El calor ralentiza los pasos de todo lo que se mueve en la ciudad. Un sopor se instala robándole la belleza a los jardines de Tuileries. Tal son los grados, como un castigo. Nada que ver con la gentileza caliente de nuestros trópicos.La parada en algún café con sillas a la sombra se hace obligada al menor trecho. Alguna bebida fresca, azucarada mejor, para reponer energías cuando de pronto una pareja de amigos venezolanos de muchos años sin vernos, pasaron sin mirarnos, justo enfrente. El grito, el abrazo, la emoción…la conversación se desenvolvió como ahora es usual entre coterráneos que ensayan calles lejanas, entre nostalgias e inquietud, recuerdos y preocupación, el futuro de nuestros hijos regados por el mundo. Inevitables la incertidumbre, la lucha, el miedo, la esperanza, todo junto y mezclado a borbotones.
Hasta que llega el momento del adiós, el abrazo de despedida más cariñoso aun, más duradero, apostando a trascender las distancias y lo dudoso que es volverse a ver… y es entonces cuando la copa que descansaba en la mesa diminuta, cayó al piso, justo entre los cuerpos de los amigos que se despiden sin saber hasta cuándo. Pero la cosa no termina allí, pues en ese justo momento un autobús se estaciona al borde de la acera, desciende la rampa para inválidos a poca distancia de la mesa, del abrazo, y un hombre apresura su silla de ruedas por montarse, golpeado sin querer una de las patas de la silla de mimbre donde está sentado el norteamericano que disfruta de sus vacaciones de verano en París. Toda la masa de músculos súper esculpidos del norteamericano, cae al suelo, y su estampa de gringo feliz queda regada en la acera, al pie de la silla de ruedas. La caída ocurre en cámara lenta. Como sucede con otras caídas, el florero que no logramos impedir que se nos deslice de las manos, o los gobiernos infelices que no terminan de caer a pesar de que nadie los quiere.

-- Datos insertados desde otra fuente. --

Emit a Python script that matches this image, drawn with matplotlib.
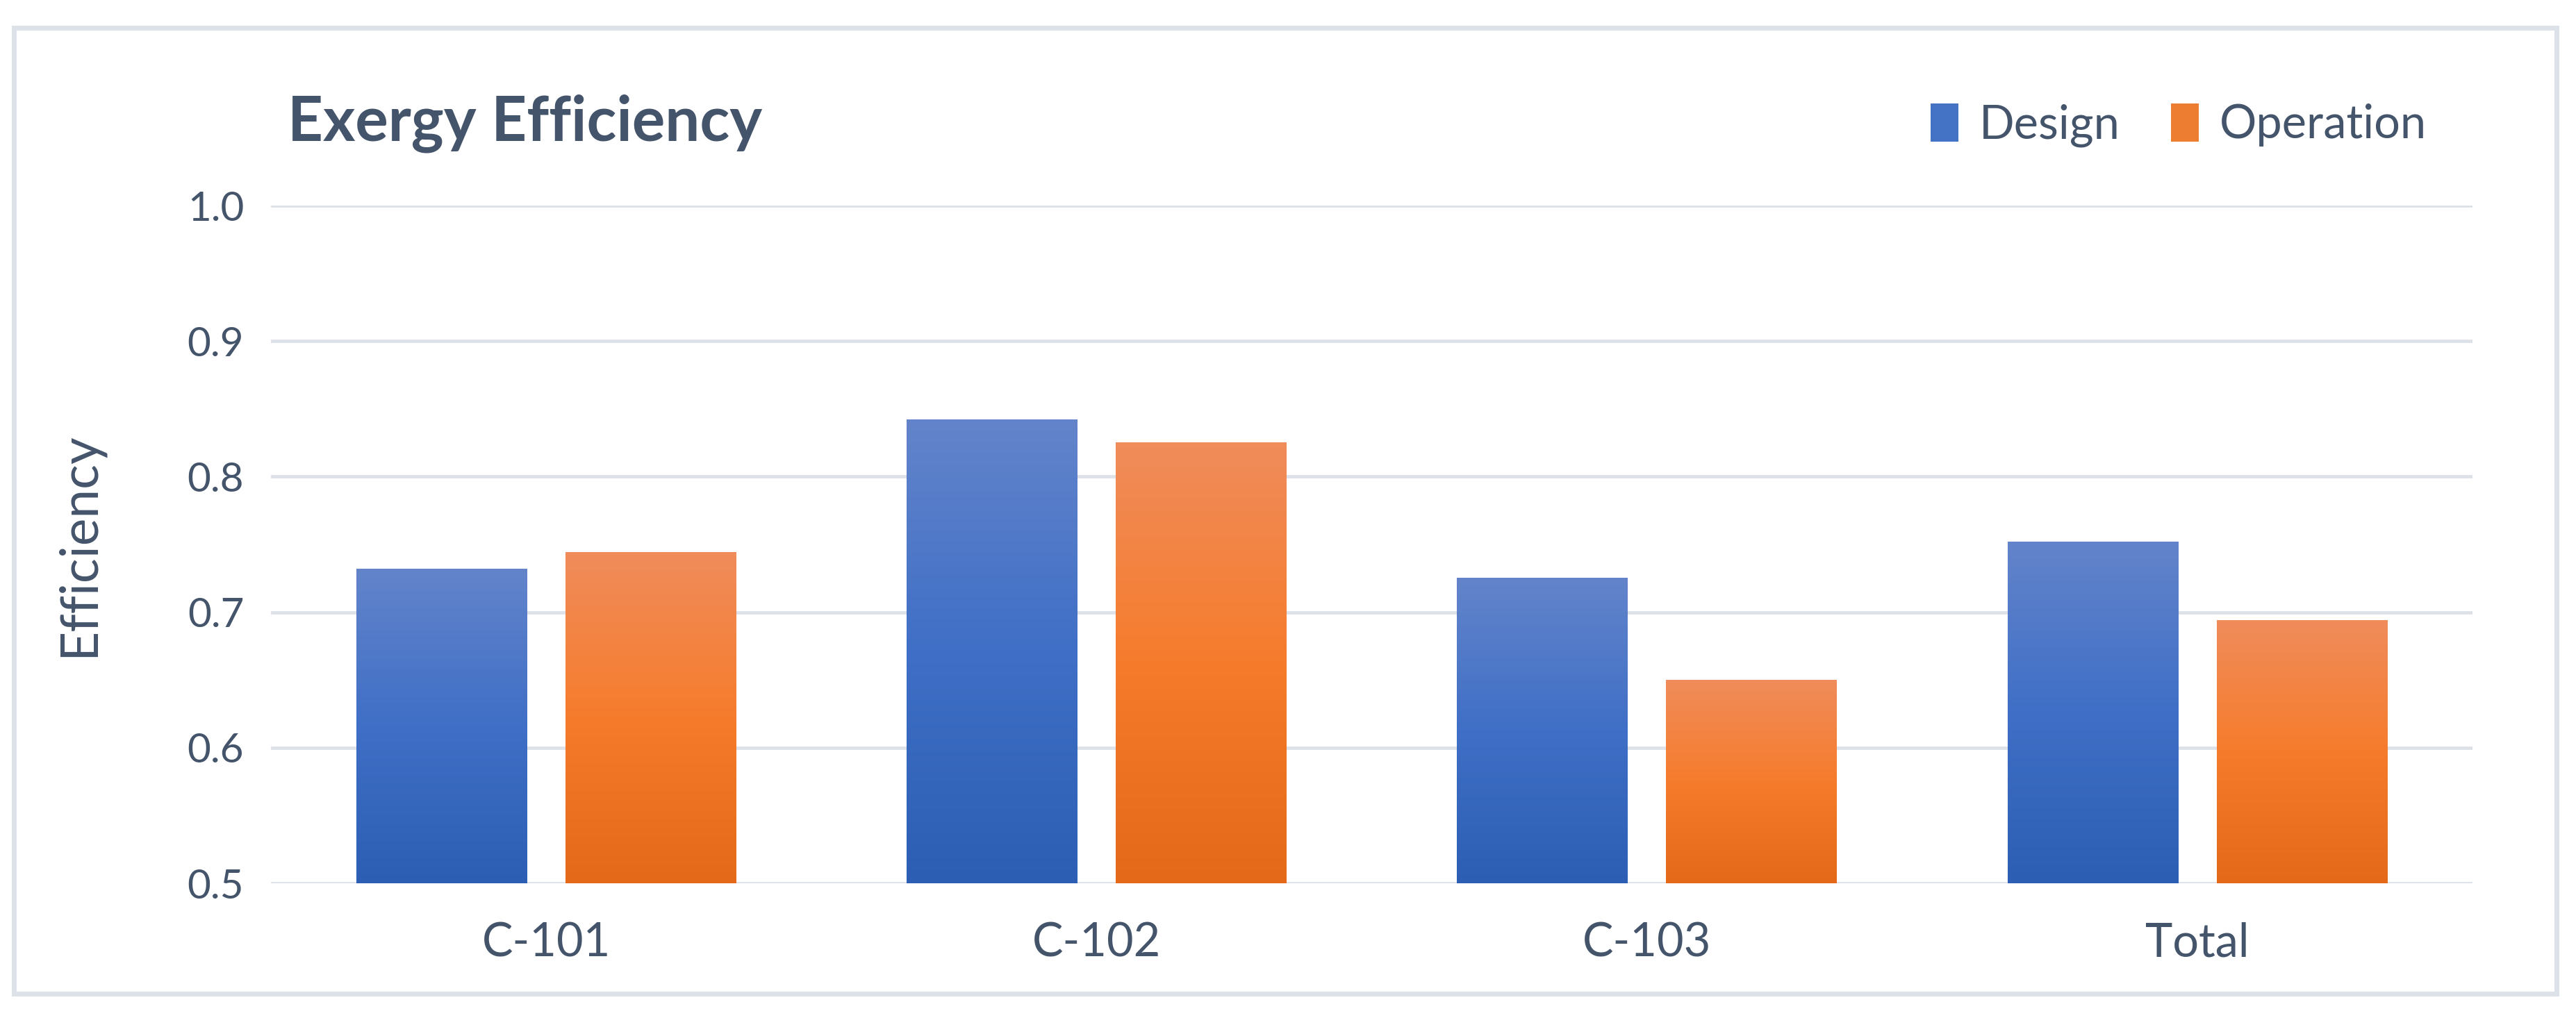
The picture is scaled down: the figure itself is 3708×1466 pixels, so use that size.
import numpy as np
import matplotlib
matplotlib.use("Agg")
import matplotlib.pyplot as plt
from matplotlib.colors import LinearSegmentedColormap
from matplotlib.patches import Rectangle

# dati
categorie = ["C-101", "C-102", "C-103", "Total"]
design = [0.732, 0.842, 0.725, 0.752]
operation = [0.744, 0.825, 0.650, 0.694]

testo = "#44546A"
griglia = "#DDE1E8"

plt.rcParams['font.family'] = ['Lato', 'DejaVu Sans']

fig = plt.figure(figsize=(18.54, 7.33), dpi=200)
ax = fig.add_axes([0.1052, 0.1323, 0.8546, 0.6657])

x = np.arange(len(categorie))
w = 0.31
off = 0.19

# gradienti verticali come in Excel
cmap_blu = LinearSegmentedColormap.from_list("blu", ["#2C5FB4", "#3F6FC6", "#6384CB"])
cmap_ara = LinearSegmentedColormap.from_list("ara", ["#E46918", "#F67C2C", "#F08C5B"])
grad = np.linspace(0, 1, 256).reshape(-1, 1)

b1 = ax.bar(x - off, design, w, bottom=0, color="#4472C4", label="Design", zorder=2)
b2 = ax.bar(x + off, operation, w, bottom=0, color="#ED7D31", label="Operation", zorder=2)

for barre, cm in [(b1, cmap_blu), (b2, cmap_ara)]:
    for p in barre:
        x0, h = p.get_x(), p.get_height()
        ax.imshow(grad, extent=[x0, x0 + p.get_width(), 0.5, h], origin="lower",
                  aspect="auto", cmap=cm, zorder=3)

ax.set_xlim(-0.5, len(categorie) - 0.5)
ax.set_ylim(0.5, 1.0)
ax.set_yticks([0.5, 0.6, 0.7, 0.8, 0.9, 1.0])
ax.yaxis.set_major_formatter(matplotlib.ticker.FormatStrFormatter("%.1f"))
ax.set_xticks(x)
ax.set_xticklabels(categorie)
ax.grid(axis="y", color=griglia, linewidth=1.7, zorder=0)
ax.set_axisbelow(True)
for s in ax.spines.values():
    s.set_visible(False)
ax.tick_params(length=0, colors=testo)
ax.tick_params(axis="y", labelsize=21, pad=14)
ax.tick_params(axis="x", labelsize=24, pad=20)

fig.text(0.0305, 0.465, "Efficiency", fontsize=27, color=testo, rotation=90,
         ha="center", va="center")

fig.text(0.1117, 0.879, "Exergy Efficiency", fontsize=32, fontweight="bold",
         color=testo, va="center", ha="left")

leg = fig.legend(handles=[b1, b2], loc="center right", bbox_to_anchor=(0.942, 0.877),
                 ncol=2, frameon=False, fontsize=24, labelcolor=testo,
                 borderpad=0, borderaxespad=0,
                 handlelength=0.6, handleheight=0.9, handletextpad=0.45, columnspacing=1.1)

# cornice esterna
fig.patches.append(Rectangle((0.0055, 0.024), 0.987, 0.949, transform=fig.transFigure,
                             fill=False, edgecolor=griglia, linewidth=2.5))

fig.savefig("out.png", dpi=200, facecolor="white")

De pronto, cambia la velocidad del tiempo, cuando el mesonero se abalanza rápido en rescate del turista y logra levantarlo en segundos. Y como el de la silla de ruedas solo quiere llegar a la rampa de acceso antes de que se vaya el autobús, apenas a centímetros de distancia de la silla de mimbre caída, insiste y empuja su silla de ruedas sin clemencia. El turista levanta su silla por los aires, por permitirle el paso, mientras otro mesonero acude con escoba, palita y mala cara, a barrer los restos de vidrio de la copa rota. Tengo sangre en el pie.
Se va el autobús para darle paso inmediato al camión que barre la calle con escobas de histeria circular, levantando el polvo hasta bañar las mesas del café.La gente no logra darse por aludida. Aquello era como si el destino se hubiera instalado en esa esquina a jugar azares con los que ahí nos guarecíamos del calor sin hacerle daño a nadie, en arremetida furiosa.
La confusión era total, diríase una comedia, nos dio risa, hasta que un dolor intenso en el antebrazo cerró con broche de oro la escena que no dejaba de suceder: una abeja había picado a mi cómplice de esa tarde de verano, hasta el grito ahogado. El brazo hinchado, rojo, dolor agudo. Hielo, lágrimas de dolor. ¿Vamos a la farmacia?
El dolor justo después de la risa. Justo después del adiós, que fue justo después del afecto del encuentro. El Campari, justo después del calor. Te lo puedes tomar con soda, o instalarte en el amargo.
La consigna es regodearse en lo bueno y darle paso a lo malo. Detectar cómo y qué te gusta y procurarlo, extenderlo, gozarlo… Porque la vida cambia en cuestión de minutos. La copa puede quebrarse, apenas al segundo sorbo; el turista rozagante puede caer, con los bolsillos llenos de dólares y a pesar de toda su fuerza; el inválido puede perder el autobús, o aprender a sonreír; y la confusión, aunque te la tomes a risa, puede terminar en la ardiente picada de una abeja.
Salimos con prisa de aquel lugar, huyéndole al calor de los imprevistos. En busca de otros imprevistos, al calor de la tarde.